> [YOUR INSTRUCTIONS]: Wherever the word "with" turns up in a line of the entries, copy that line.

====== SUPPLIED DATA

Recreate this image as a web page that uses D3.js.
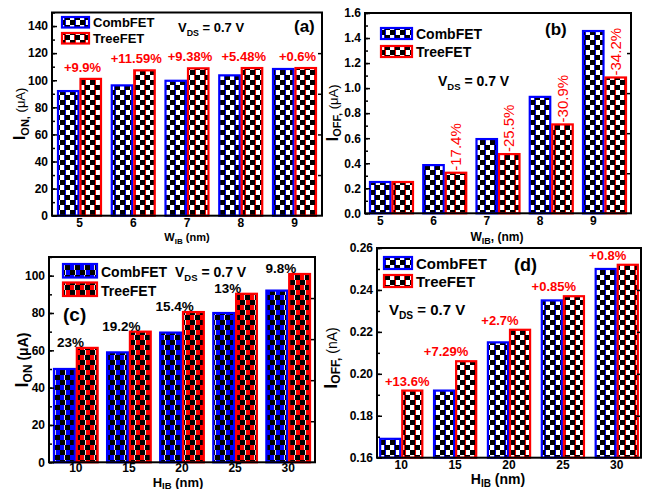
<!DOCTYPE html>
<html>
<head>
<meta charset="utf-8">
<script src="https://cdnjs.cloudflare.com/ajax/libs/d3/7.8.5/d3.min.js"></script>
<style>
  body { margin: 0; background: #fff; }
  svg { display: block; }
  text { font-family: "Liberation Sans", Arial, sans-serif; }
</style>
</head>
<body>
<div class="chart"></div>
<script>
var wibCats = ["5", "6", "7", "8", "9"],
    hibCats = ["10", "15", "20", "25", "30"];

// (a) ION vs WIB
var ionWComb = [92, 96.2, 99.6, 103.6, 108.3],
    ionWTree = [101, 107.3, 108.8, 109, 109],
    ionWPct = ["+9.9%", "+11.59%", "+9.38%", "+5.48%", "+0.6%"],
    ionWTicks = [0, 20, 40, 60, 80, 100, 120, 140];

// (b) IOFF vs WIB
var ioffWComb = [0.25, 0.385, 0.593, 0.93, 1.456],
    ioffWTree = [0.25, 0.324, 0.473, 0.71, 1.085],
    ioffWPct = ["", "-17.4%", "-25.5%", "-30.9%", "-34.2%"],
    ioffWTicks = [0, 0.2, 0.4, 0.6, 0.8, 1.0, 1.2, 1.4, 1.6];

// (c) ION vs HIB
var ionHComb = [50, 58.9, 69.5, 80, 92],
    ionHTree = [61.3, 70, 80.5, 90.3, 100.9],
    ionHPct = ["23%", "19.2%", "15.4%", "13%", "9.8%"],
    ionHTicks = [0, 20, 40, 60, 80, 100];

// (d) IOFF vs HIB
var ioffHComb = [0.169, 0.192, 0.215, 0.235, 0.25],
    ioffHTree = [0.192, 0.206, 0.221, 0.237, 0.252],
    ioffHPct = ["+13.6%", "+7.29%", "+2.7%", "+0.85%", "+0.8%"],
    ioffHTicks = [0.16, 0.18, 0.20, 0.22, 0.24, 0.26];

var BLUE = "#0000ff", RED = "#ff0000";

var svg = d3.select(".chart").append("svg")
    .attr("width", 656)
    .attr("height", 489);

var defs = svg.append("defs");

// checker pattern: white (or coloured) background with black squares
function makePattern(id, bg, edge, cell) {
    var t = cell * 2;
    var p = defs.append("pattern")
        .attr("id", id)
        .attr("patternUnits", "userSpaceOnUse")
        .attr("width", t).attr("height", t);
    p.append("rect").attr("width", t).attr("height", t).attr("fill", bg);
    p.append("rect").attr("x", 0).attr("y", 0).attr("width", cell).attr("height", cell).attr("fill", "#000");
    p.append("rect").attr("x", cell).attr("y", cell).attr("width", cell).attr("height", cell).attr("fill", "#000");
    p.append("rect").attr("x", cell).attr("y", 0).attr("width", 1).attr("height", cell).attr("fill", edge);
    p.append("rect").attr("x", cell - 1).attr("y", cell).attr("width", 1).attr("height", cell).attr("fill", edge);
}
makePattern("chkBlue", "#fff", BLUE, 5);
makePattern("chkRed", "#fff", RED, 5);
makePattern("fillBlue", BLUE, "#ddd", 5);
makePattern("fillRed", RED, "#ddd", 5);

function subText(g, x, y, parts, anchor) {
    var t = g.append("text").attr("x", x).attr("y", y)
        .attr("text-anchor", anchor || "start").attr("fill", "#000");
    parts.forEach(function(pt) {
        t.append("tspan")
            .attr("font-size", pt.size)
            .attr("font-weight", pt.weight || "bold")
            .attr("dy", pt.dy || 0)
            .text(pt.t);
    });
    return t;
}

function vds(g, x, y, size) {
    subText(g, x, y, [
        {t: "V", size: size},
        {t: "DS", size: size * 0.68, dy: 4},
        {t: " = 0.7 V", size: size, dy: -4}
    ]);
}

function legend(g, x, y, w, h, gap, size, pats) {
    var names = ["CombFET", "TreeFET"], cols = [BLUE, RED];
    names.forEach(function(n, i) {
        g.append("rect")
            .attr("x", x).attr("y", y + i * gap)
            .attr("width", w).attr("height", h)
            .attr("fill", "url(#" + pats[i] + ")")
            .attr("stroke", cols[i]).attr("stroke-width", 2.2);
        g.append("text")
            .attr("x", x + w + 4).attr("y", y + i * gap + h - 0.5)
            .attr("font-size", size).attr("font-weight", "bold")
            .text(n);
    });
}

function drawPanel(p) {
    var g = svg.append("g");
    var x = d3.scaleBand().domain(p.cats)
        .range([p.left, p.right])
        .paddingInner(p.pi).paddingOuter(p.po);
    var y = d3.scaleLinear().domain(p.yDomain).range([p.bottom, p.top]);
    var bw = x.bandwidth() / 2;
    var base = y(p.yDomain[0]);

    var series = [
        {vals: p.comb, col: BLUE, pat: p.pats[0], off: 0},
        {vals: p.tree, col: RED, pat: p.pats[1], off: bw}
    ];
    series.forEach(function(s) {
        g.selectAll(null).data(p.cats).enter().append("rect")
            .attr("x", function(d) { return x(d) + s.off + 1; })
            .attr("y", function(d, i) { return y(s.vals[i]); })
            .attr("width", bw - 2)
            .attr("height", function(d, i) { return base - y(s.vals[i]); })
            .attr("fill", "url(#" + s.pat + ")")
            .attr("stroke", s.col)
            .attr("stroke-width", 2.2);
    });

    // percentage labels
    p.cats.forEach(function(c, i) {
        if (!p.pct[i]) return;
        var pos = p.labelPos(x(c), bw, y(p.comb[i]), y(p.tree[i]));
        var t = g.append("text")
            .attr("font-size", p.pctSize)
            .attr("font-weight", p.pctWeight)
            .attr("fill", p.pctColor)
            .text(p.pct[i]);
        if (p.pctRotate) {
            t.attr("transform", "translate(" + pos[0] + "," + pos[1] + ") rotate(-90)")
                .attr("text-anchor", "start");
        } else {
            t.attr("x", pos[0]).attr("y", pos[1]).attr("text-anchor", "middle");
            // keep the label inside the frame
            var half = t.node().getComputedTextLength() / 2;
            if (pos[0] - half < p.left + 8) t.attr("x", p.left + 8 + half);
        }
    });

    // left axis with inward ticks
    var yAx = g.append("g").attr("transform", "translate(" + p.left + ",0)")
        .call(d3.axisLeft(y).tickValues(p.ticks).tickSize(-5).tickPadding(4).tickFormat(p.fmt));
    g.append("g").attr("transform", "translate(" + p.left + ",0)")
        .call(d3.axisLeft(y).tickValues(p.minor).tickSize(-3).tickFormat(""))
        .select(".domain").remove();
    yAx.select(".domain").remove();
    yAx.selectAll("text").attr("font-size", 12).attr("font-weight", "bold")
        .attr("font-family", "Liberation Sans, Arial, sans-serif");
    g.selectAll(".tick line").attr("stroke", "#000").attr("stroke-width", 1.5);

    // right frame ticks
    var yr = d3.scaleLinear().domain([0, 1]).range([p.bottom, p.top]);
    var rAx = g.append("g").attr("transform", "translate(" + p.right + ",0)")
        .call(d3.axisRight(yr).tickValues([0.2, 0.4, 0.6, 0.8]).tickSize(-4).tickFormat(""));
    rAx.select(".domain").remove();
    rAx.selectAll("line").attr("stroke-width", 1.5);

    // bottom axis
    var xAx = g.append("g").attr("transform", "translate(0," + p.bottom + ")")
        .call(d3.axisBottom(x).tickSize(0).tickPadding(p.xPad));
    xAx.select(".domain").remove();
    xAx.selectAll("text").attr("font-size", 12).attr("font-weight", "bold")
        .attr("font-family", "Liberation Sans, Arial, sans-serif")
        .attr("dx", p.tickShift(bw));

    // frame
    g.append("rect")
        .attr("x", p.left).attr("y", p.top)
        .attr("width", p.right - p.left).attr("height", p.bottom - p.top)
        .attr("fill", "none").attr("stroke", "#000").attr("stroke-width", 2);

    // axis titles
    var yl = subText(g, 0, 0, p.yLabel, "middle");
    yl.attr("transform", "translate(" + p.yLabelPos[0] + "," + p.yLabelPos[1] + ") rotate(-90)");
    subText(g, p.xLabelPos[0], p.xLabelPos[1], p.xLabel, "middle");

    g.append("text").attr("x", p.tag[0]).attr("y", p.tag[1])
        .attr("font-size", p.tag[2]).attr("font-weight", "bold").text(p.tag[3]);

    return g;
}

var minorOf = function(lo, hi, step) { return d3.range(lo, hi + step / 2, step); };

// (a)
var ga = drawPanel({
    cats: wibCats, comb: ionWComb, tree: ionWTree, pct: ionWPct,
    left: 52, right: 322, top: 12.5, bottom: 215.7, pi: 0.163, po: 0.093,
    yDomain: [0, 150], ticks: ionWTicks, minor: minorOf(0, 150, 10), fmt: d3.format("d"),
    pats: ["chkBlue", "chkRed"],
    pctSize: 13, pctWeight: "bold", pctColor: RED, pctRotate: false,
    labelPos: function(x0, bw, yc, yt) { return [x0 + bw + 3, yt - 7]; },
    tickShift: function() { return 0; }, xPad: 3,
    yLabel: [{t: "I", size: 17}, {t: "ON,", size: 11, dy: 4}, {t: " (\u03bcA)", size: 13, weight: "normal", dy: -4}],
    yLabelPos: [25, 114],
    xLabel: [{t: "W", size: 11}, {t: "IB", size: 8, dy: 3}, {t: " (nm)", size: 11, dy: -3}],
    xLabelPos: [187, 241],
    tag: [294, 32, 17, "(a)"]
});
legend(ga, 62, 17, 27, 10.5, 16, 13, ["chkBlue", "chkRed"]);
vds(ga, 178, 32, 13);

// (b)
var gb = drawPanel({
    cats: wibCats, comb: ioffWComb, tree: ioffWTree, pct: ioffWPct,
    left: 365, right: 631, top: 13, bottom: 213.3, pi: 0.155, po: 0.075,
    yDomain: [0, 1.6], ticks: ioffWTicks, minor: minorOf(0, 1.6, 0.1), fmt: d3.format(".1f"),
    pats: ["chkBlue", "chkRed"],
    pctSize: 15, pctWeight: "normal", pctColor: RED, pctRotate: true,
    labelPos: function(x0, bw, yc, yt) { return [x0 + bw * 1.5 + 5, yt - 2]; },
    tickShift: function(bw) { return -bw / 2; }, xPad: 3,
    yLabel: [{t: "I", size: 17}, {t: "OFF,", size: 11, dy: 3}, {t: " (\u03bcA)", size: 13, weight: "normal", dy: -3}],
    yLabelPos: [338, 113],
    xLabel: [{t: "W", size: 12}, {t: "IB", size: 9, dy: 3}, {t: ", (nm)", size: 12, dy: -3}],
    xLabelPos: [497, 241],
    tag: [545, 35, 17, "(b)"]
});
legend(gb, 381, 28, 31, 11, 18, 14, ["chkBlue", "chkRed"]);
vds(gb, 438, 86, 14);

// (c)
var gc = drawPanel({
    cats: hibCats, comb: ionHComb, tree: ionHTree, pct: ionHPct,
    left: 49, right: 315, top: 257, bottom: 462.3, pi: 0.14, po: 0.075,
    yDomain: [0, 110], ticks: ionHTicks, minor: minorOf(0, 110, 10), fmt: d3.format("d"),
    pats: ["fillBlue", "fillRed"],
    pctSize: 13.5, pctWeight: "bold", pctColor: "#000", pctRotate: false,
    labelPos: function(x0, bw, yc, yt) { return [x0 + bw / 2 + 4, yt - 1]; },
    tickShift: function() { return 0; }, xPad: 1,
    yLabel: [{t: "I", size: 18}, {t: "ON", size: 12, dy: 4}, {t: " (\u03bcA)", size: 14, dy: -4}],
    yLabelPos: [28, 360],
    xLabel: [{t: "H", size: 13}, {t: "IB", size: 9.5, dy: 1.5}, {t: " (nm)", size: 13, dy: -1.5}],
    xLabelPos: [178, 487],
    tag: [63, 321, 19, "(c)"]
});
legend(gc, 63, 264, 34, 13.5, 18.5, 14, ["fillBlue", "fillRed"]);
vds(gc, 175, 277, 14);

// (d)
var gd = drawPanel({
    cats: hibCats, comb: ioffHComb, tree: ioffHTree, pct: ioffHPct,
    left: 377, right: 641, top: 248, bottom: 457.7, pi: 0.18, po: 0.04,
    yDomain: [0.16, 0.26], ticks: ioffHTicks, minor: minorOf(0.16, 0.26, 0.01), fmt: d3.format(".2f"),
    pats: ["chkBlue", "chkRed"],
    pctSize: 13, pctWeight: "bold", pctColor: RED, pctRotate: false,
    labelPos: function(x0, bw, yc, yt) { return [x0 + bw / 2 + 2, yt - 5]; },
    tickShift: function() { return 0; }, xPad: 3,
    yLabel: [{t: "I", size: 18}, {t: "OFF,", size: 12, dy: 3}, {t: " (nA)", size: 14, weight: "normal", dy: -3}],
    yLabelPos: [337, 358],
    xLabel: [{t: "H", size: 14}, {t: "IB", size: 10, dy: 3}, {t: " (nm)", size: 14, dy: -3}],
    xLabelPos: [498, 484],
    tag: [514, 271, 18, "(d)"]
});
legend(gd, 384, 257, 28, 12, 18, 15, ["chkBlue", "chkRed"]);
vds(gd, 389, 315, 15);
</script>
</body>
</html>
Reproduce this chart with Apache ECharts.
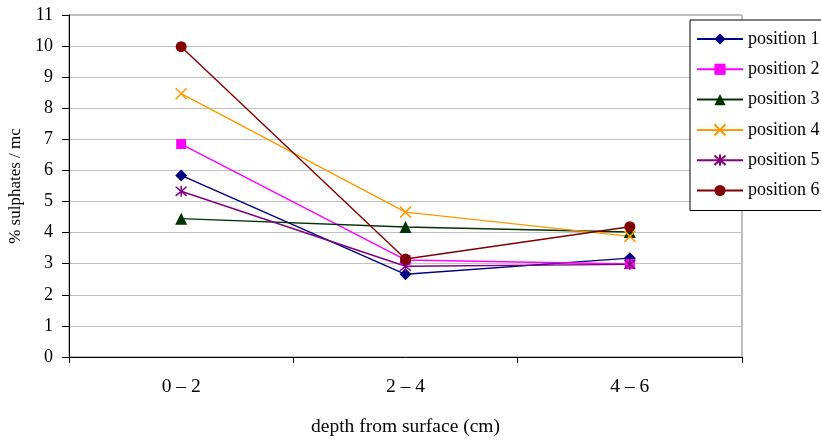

============

> [TASK RESULT]:
// checker pattern: white (or coloured) background with black squares
    // left axis with inward ticks
Reproduce this chart with Apache ECharts.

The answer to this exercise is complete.